Roanoke Times Copyright (c) 1995, Landmark Communications, Inc. DATE: FRIDAY, March 1, 1991 TAG: 9103010719 SECTION: BUSINESS PAGE: A-5 EDITION: EVENING SOURCE: Associated Press DATELINE: WASHINGTON LENGTH: Medium
"I think there are some indications the problems in real estate are bottoming out," said William Seidman, chairman of the Federal Deposit Insurance Corp.
His agency, which insures deposits at banks and savings institutions, issued a compilation of statistics it uses as a "leading index" to predict the health of real estate markets. The data still show considerable weakness in many markets, but Seidman said he saw reason for hope.
Although the national office-vacancy rate increased to 19.5 percent at the end of 1990, from 18.1 percent a year earlier, rates in two-thirds of metropolitan areas studied were lower at the end of the year compared with the average of the past three years.
Also, falling home prices have combined with declining interest rates to bring housing to its most affordable point since 1977, he said. Already there is anecdotal, if not statistical, evidence that home sales are picking up, he said.
"It certainly doesn't say the real estate recession is over, but there are some indicators it's bottoming out," he said.

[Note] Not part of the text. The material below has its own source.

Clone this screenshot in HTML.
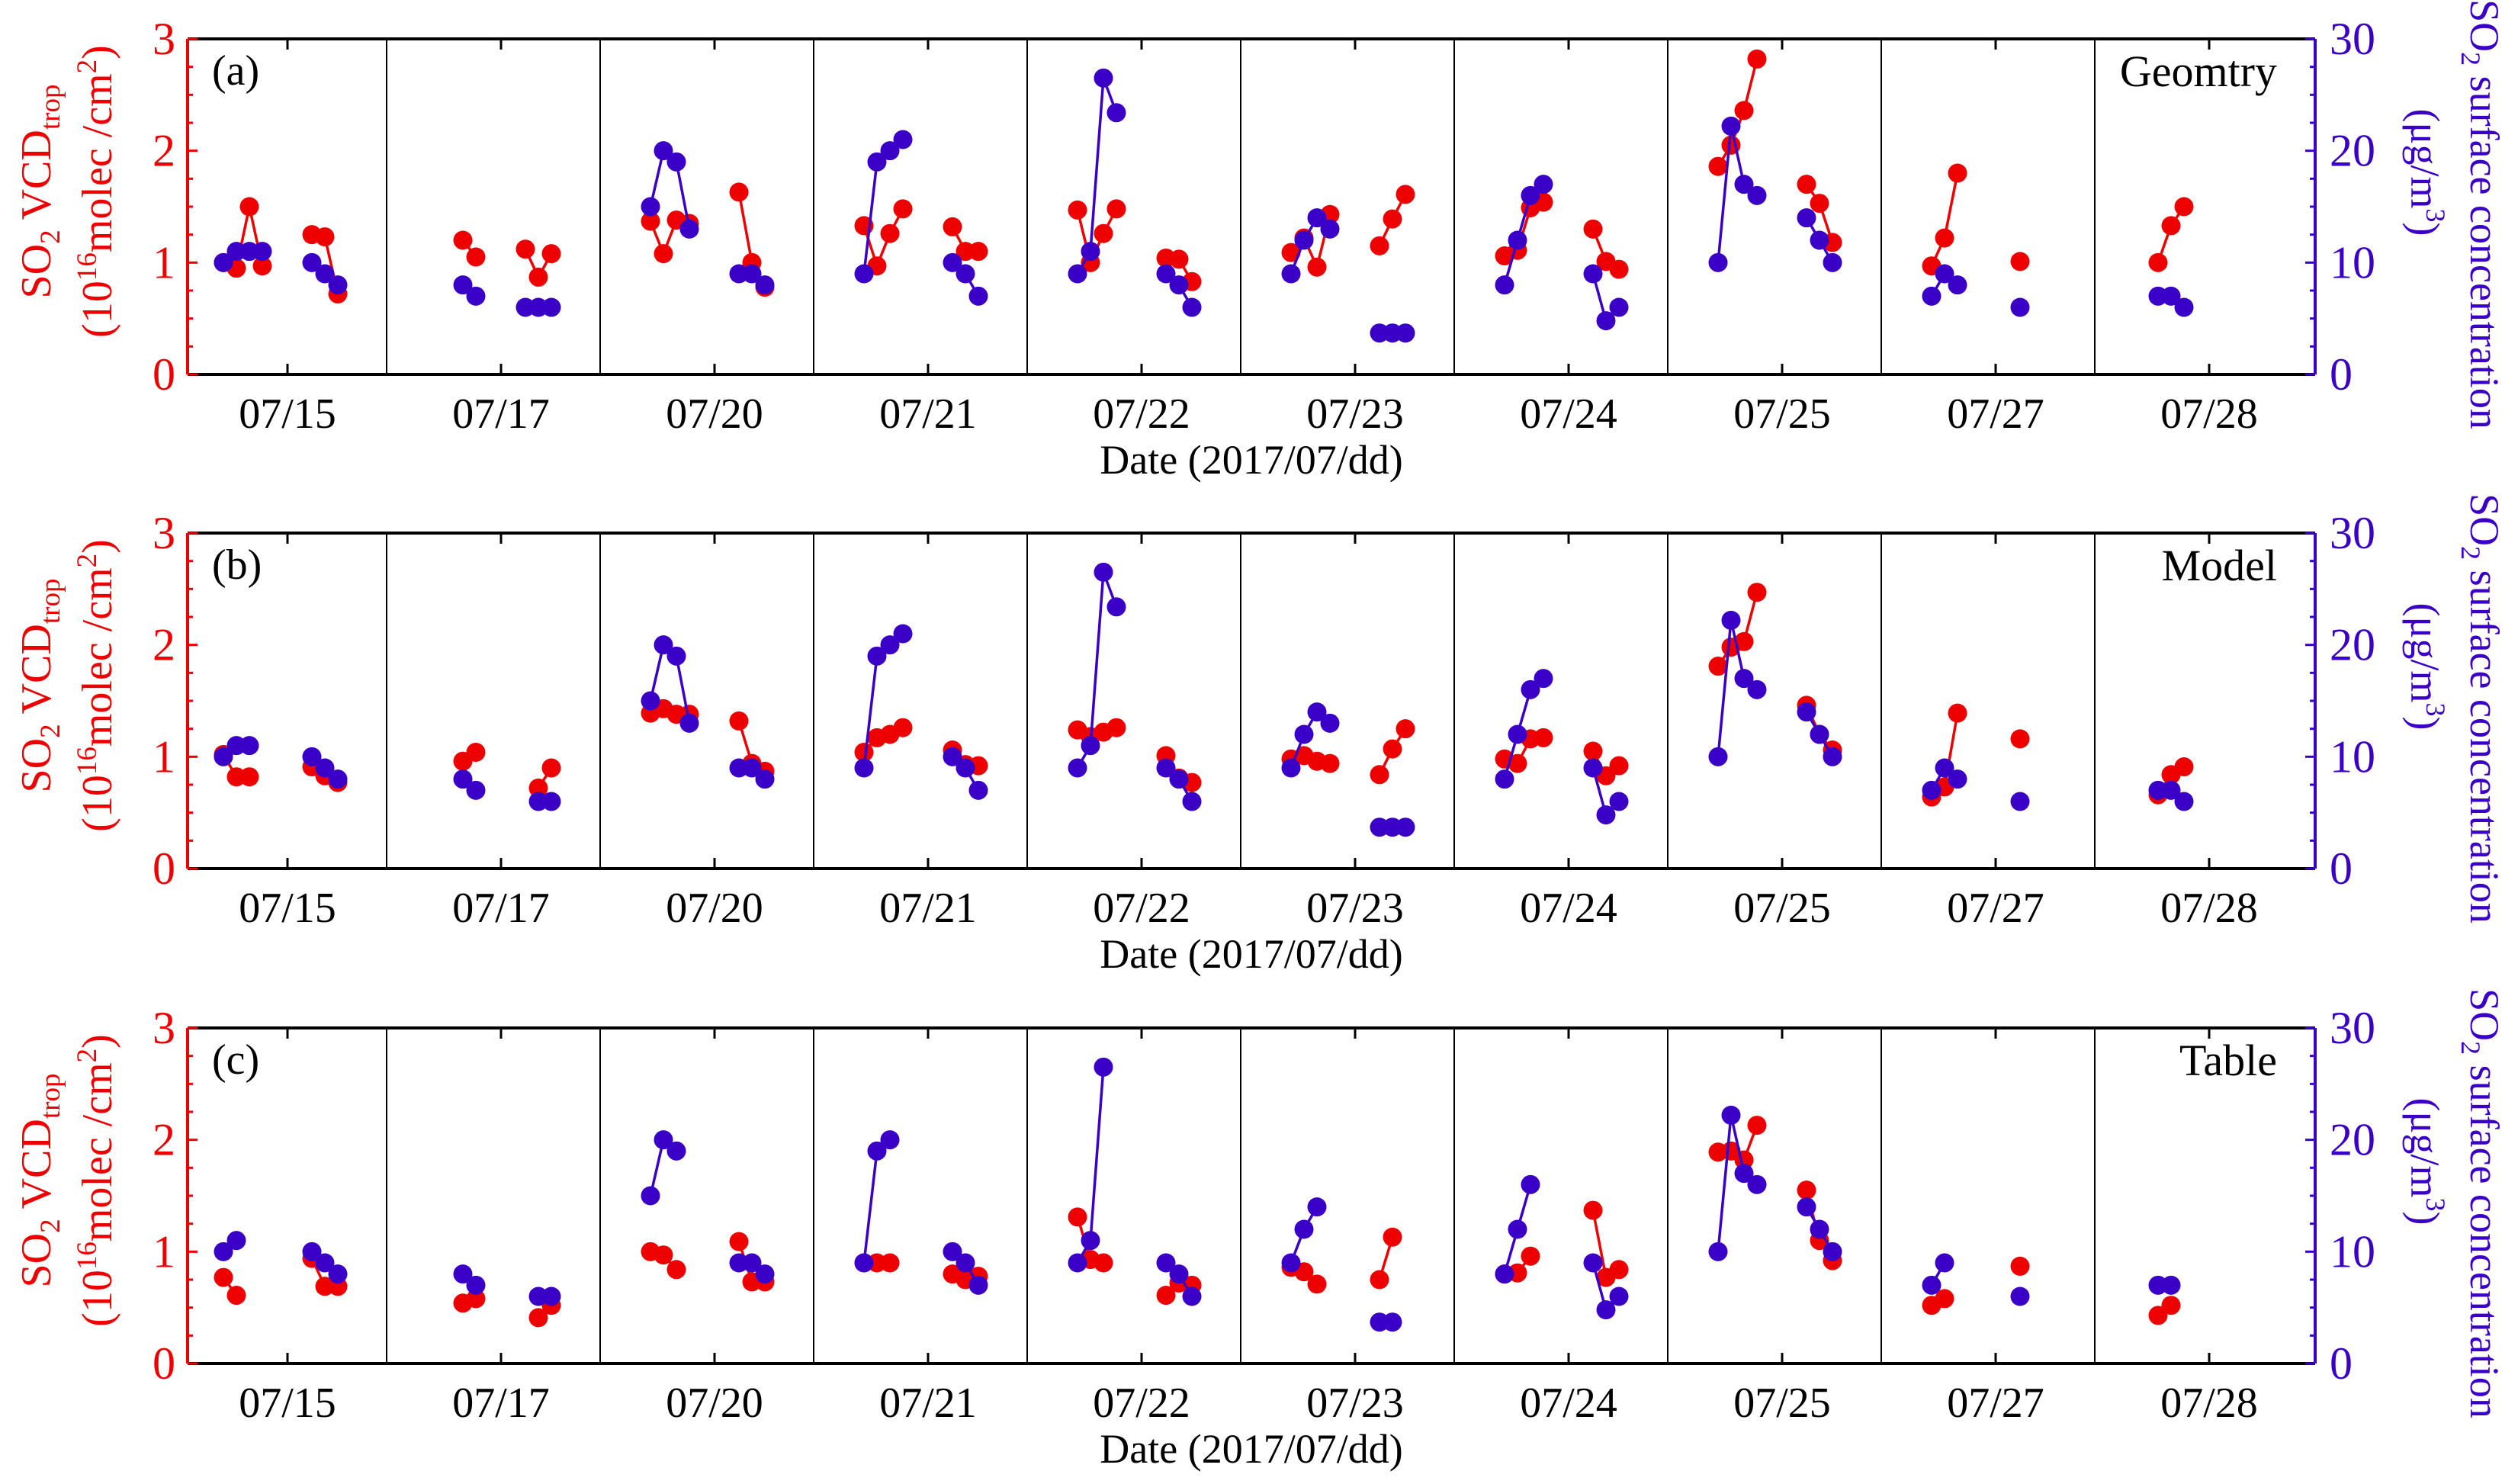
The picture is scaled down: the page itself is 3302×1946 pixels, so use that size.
<!DOCTYPE html>
<html><head><meta charset="utf-8">
<style>
html,body{margin:0;padding:0;background:#fff;}
svg{display:block;}
text{font-family:"Liberation Serif",serif;}
</style></head>
<body>
<svg id="chart" width="3302" height="1946" viewBox="0 0 3302 1946" xmlns="http://www.w3.org/2000/svg"></svg>
<script>
// ---- data ----
const dayLabels = ["07/15","07/17","07/20","07/21","07/22","07/23","07/24","07/25","07/27","07/28"];
const panelTags = ["(a)","(b)","(c)"];
const panelNames = ["Geomtry","Model","Table"];
const redTicks = [0,1,2,3];
const blueTicks = [0,10,20,30];
// [dayIndex, timeSlot, value]
const redA = [[0,0,1.0],[0,1,0.95],[0,2,1.5],[0,3,0.97],[0,4,1.25],[0,5,1.23],[0,6,0.72],
[1,2,1.2],[1,3,1.05],[1,4,1.12],[1,5,0.87],[1,6,1.08],
[2,0,1.37],[2,1,1.08],[2,2,1.38],[2,3,1.35],[2,4,1.63],[2,5,1.0],[2,6,0.78],
[3,0,1.33],[3,1,0.97],[3,2,1.26],[3,3,1.48],[3,4,1.32],[3,5,1.1],[3,6,1.1],
[4,0,1.47],[4,1,1.0],[4,2,1.26],[4,3,1.48],[4,4,1.04],[4,5,1.03],[4,6,0.83],
[5,0,1.09],[5,1,1.22],[5,2,0.96],[5,3,1.43],[5,4,1.15],[5,5,1.39],[5,6,1.61],
[6,0,1.06],[6,1,1.11],[6,2,1.49],[6,3,1.54],[6,4,1.3],[6,5,1.01],[6,6,0.94],
[7,0,1.86],[7,1,2.05],[7,2,2.36],[7,3,2.82],[7,4,1.7],[7,5,1.53],[7,6,1.18],
[8,0,0.97],[8,1,1.22],[8,2,1.8],[8,4,1.01],
[9,1,1.0],[9,2,1.33],[9,3,1.5]];
const blueA = [[0,0,10],[0,1,11],[0,2,11],[0,3,11],[0,4,10],[0,5,9],[0,6,8],
[1,2,8],[1,3,7],[1,4,6],[1,5,6],[1,6,6],
[2,0,15],[2,1,20],[2,2,19],[2,3,13],[2,4,9],[2,5,9],[2,6,8],
[3,0,9],[3,1,19],[3,2,20],[3,3,21],[3,4,10],[3,5,9],[3,6,7],
[4,0,9],[4,1,11],[4,2,26.5],[4,3,23.4],[4,4,9],[4,5,8],[4,6,6],
[5,0,9],[5,1,12],[5,2,14],[5,3,13],[5,4,3.7],[5,5,3.7],[5,6,3.7],
[6,0,8],[6,1,12],[6,2,16],[6,3,17],[6,4,9],[6,5,4.8],[6,6,6],
[7,0,10],[7,1,22.2],[7,2,17],[7,3,16],[7,4,14],[7,5,12],[7,6,10],
[8,0,7],[8,1,9],[8,2,8],[8,4,6],
[9,1,7],[9,2,7],[9,3,6]];
const redB = [[0,0,1.02],[0,1,0.82],[0,2,0.82],[0,4,0.91],[0,5,0.83],[0,6,0.77],
[1,2,0.96],[1,3,1.04],[1,5,0.72],[1,6,0.9],
[2,0,1.39],[2,1,1.43],[2,2,1.38],[2,3,1.38],[2,4,1.32],[2,5,0.94],[2,6,0.87],
[3,0,1.04],[3,1,1.17],[3,2,1.2],[3,3,1.26],[3,4,1.06],[3,5,0.93],[3,6,0.92],
[4,0,1.24],[4,1,1.18],[4,2,1.22],[4,3,1.26],[4,4,1.01],[4,5,0.81],[4,6,0.77],
[5,0,0.98],[5,1,1.01],[5,2,0.96],[5,3,0.94],[5,4,0.84],[5,5,1.07],[5,6,1.25],
[6,0,0.98],[6,1,0.94],[6,2,1.16],[6,3,1.17],[6,4,1.05],[6,5,0.83],[6,6,0.92],
[7,0,1.81],[7,1,1.98],[7,2,2.03],[7,3,2.47],[7,4,1.46],[7,5,1.2],[7,6,1.06],
[8,0,0.64],[8,1,0.73],[8,2,1.39],[8,4,1.16],
[9,1,0.66],[9,2,0.84],[9,3,0.91]];
const blueB = [[0,0,10],[0,1,11],[0,2,11],[0,4,10],[0,5,9],[0,6,8],
[1,2,8],[1,3,7],[1,5,6],[1,6,6],
[2,0,15],[2,1,20],[2,2,19],[2,3,13],[2,4,9],[2,5,9],[2,6,8],
[3,0,9],[3,1,19],[3,2,20],[3,3,21],[3,4,10],[3,5,9],[3,6,7],
[4,0,9],[4,1,11],[4,2,26.5],[4,3,23.4],[4,4,9],[4,5,8],[4,6,6],
[5,0,9],[5,1,12],[5,2,14],[5,3,13],[5,4,3.7],[5,5,3.7],[5,6,3.7],
[6,0,8],[6,1,12],[6,2,16],[6,3,17],[6,4,9],[6,5,4.8],[6,6,6],
[7,0,10],[7,1,22.2],[7,2,17],[7,3,16],[7,4,14],[7,5,12],[7,6,10],
[8,0,7],[8,1,9],[8,2,8],[8,4,6],
[9,1,7],[9,2,7],[9,3,6]];
const redC = [[0,0,0.77],[0,1,0.61],[0,4,0.94],[0,5,0.69],[0,6,0.69],
[1,2,0.54],[1,3,0.58],[1,5,0.41],[1,6,0.52],
[2,0,1.0],[2,1,0.97],[2,2,0.84],[2,4,1.09],[2,5,0.73],[2,6,0.73],
[3,0,0.9],[3,1,0.9],[3,2,0.9],[3,4,0.8],[3,5,0.75],[3,6,0.78],
[4,0,1.31],[4,1,0.93],[4,2,0.9],[4,4,0.61],[4,5,0.72],[4,6,0.7],
[5,0,0.86],[5,1,0.82],[5,2,0.71],[5,4,0.75],[5,5,1.13],
[6,0,0.8],[6,1,0.81],[6,2,0.96],[6,4,1.37],[6,5,0.77],[6,6,0.84],
[7,0,1.89],[7,1,1.9],[7,2,1.82],[7,3,2.13],[7,4,1.55],[7,5,1.1],[7,6,0.92],
[8,0,0.52],[8,1,0.58],[8,4,0.87],
[9,1,0.43],[9,2,0.52]];
const blueC = [[0,0,10],[0,1,11],[0,4,10],[0,5,9],[0,6,8],
[1,2,8],[1,3,7],[1,5,6],[1,6,6],
[2,0,15],[2,1,20],[2,2,19],[2,4,9],[2,5,9],[2,6,8],
[3,0,9],[3,1,19],[3,2,20],[3,4,10],[3,5,9],[3,6,7],
[4,0,9],[4,1,11],[4,2,26.5],[4,4,9],[4,5,8],[4,6,6],
[5,0,9],[5,1,12],[5,2,14],[5,4,3.7],[5,5,3.7],
[6,0,8],[6,1,12],[6,2,16],[6,4,9],[6,5,4.8],[6,6,6],
[7,0,10],[7,1,22.2],[7,2,17],[7,3,16],[7,4,14],[7,5,12],[7,6,10],
[8,0,7],[8,1,9],[8,4,6],
[9,1,7],[9,2,7]];
const redSeries = [redA, redB, redC];
const blueSeries = [blueA, blueB, blueC];

// ---- layout ----
const NS = "http://www.w3.org/2000/svg";
const svg = document.getElementById("chart");
const X0 = 246, X1 = 3036, H = 440;
const panelTops = [51, 699, 1348];
const RED = "#ee0000", BLUE = "#3a00c8";
function el(tag, attrs, parent){ const e=document.createElementNS(NS,tag); for(const k in attrs) e.setAttribute(k,attrs[k]); (parent||svg).appendChild(e); return e; }
function tickX(i){ return 377 + 280*i; }
function xPos(day, slot){ const off = slot<4 ? -84 + 17*slot : 32 + 17*(slot-4); return tickX(day) + off; }

panelTops.forEach((top, p) => {
  const bot = top + H;
  const yR = v => bot - v/3*H;
  const yB = v => bot - v/30*H;
  const g = el("g", {});
  
  
  for (let k=0;k<9;k++){ const sx = 507 + 280*k; const l = el("line",{x1:sx,y1:top,x2:sx,y2:bot,stroke:"#000","stroke-width":2},g);   }
  el("line",{x1:X0,y1:top,x2:X1,y2:top,stroke:"#000","stroke-width":4},g);
  const xa = el("line",{x1:X0,y1:bot,x2:X1,y2:bot,stroke:"#000","stroke-width":4},g);
   
  dayLabels.forEach((d,i)=>{
    const tx = tickX(i);
    el("line",{x1:tx,y1:bot,x2:tx,y2:bot-14,stroke:"#000","stroke-width":3},g);
    el("line",{x1:tx,y1:top,x2:tx,y2:top+14,stroke:"#000","stroke-width":3},g);
    const t = el("text",{x:tx,y:bot+70,"font-size":56,"text-anchor":"middle",fill:"#000"},g);
    t.textContent = d;
     
  });
  const xt = el("text",{x:1641,y:bot+130,"font-size":54,"text-anchor":"middle",fill:"#000"},g);
  xt.textContent = "Date (2017/07/dd)";
   
  const la = el("line",{x1:X0,y1:top,x2:X0,y2:bot,stroke:RED,"stroke-width":4},g);
   
  for (let v=0; v<=3.001; v+=0.25){ const major = Math.abs(v-Math.round(v))<1e-6; el("line",{x1:X0,y1:yR(v),x2:X0+(major?13:7),y2:yR(v),stroke:RED,"stroke-width":3},g); }
  redTicks.forEach(v=>{ const t=el("text",{x:230,y:yR(v)+20,"font-size":60,"text-anchor":"end",fill:RED},g); t.textContent=v;   });
  const ra = el("line",{x1:X1,y1:top,x2:X1,y2:bot,stroke:BLUE,"stroke-width":4},g);
   
  for (let v=0; v<=30.01; v+=2.5){ const major = Math.abs(v/10-Math.round(v/10))<1e-6; el("line",{x1:X1,y1:yB(v),x2:X1-(major?13:7),y2:yB(v),stroke:BLUE,"stroke-width":3},g); }
  blueTicks.forEach(v=>{ const t=el("text",{x:3055,y:yB(v)+20,"font-size":60,"text-anchor":"start",fill:BLUE},g); t.textContent=v;   });
  const cy = top + H/2 - 20;
  const t1 = el("text",{transform:`translate(66,${cy}) rotate(-90)`,"font-size":56,"text-anchor":"middle",fill:RED},g);
  t1.innerHTML = 'SO<tspan font-size="37" dy="12">2</tspan><tspan dy="-12"> VCD</tspan><tspan font-size="37" dy="12">trop</tspan>';
   
  const t2 = el("text",{transform:`translate(146,${cy}) rotate(-90)`,"font-size":56,"text-anchor":"middle",fill:RED},g);
  t2.innerHTML = '(10<tspan font-size="37" dy="-20">16</tspan><tspan dy="20">molec /cm</tspan><tspan font-size="37" dy="-20">2</tspan><tspan dy="20">)</tspan>';
   
  const cy2 = top + H/2 + 10;
  const t3 = el("text",{transform:`translate(3240,${cy2}) rotate(90)`,"font-size":54,"text-anchor":"middle",fill:BLUE},g);
  t3.innerHTML = 'SO<tspan font-size="36" dy="12">2</tspan><tspan dy="-12"> surface concentration</tspan>';
   
  const t4 = el("text",{transform:`translate(3162,${top + H/2 - 45}) rotate(90)`,"font-size":54,"text-anchor":"middle",fill:BLUE},g);
  t4.innerHTML = '(μg/m<tspan font-size="36" dy="-20">3</tspan><tspan dy="20">)</tspan>';
   
  const tg = el("text",{x:278,y:top+60,"font-size":56,fill:"#000"},g); tg.textContent = panelTags[p];
   
  const nm = el("text",{x:2986,y:top+62,"font-size":58,"text-anchor":"end",fill:"#000"},g); nm.textContent = panelNames[p];
   
  function drawSeries(data, yf, color, name){
    const sg = el("g",{},g);
    
    
    for (let i=1;i<data.length;i++){
      const a=data[i-1], b=data[i];
      if (a[0]===b[0] && (a[1]<4)===(b[1]<4)){
        const ln = el("line",{x1:xPos(a[0],a[1]),y1:yf(a[2]),x2:xPos(b[0],b[1]),y2:yf(b[2]),stroke:color,"stroke-width":3.5},sg);
        
        
      }
    }
    data.forEach(d=>{
      const c = el("circle",{cx:xPos(d[0],d[1]),cy:yf(d[2]),r:12.5,fill:color},sg);
      
      
    });
  }
  drawSeries(redSeries[p], yR, RED, "so2-vcd");
  drawSeries(blueSeries[p], yB, BLUE, "so2-surface");
});
</script>
</body></html>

Seidman issued the real estate report the same day he tried to persuade members of Congress that banks - not taxpayers - will be able to repay up to $30 billion in borrowing he is proposing to bolster the government fund insuring deposits.
The decline of commercial real estate values has been the driving force behind the deterioration of banks' profits and the high rate of failures. Any improvement in real estate markets would be very good news for both the industry and the insurance fund.
However, many private analysts see no reason yet for optimism.
"I think his argument is very weak," said economist Paul Getman of Regional Financial Associates in West Chester, Pa. "He'll be lucky if the real estate recession hits bottom at the end of this year, because I don't see any signs of bottoming yet."
In the residential market, Getman acknowledged that declining prices and interest rates have made housing more affordable. But, he said, many lenders now demand more than the 5 percent or 10 percent down payments they once required. That shuts many first-time home buyers out of the market, he said.
He said office vacancy rates may not be deteriorating sharply, but they are still very high. He said employment growth has slowed in white-collar industries, such as banking, offering little hope that rates will decline soon.
The FDIC ranked 52 office markets using for criteria: growth in office completion, growth in office employment, change in vacancy rate and the vacancy rate itself.
The five areas considered to have the best prospects were Salt Lake City; Houston; Kansas City; Norfolk, Va.; and Austin, Texas. The five areas most vulnerable to a downturn were Hartford, Conn.; Albuquerque, N.M.; Detroit; Baltimore; and St. Louis.
Despite problems, banks continued to expand their real estate lending, belying complaints of a credit crunch, Seidman said.
During 1990, commercial real estate lending increased 9 percent while home mortgage lending grew 15 percent, he said. That compares with total loan growth of only 2.5 percent.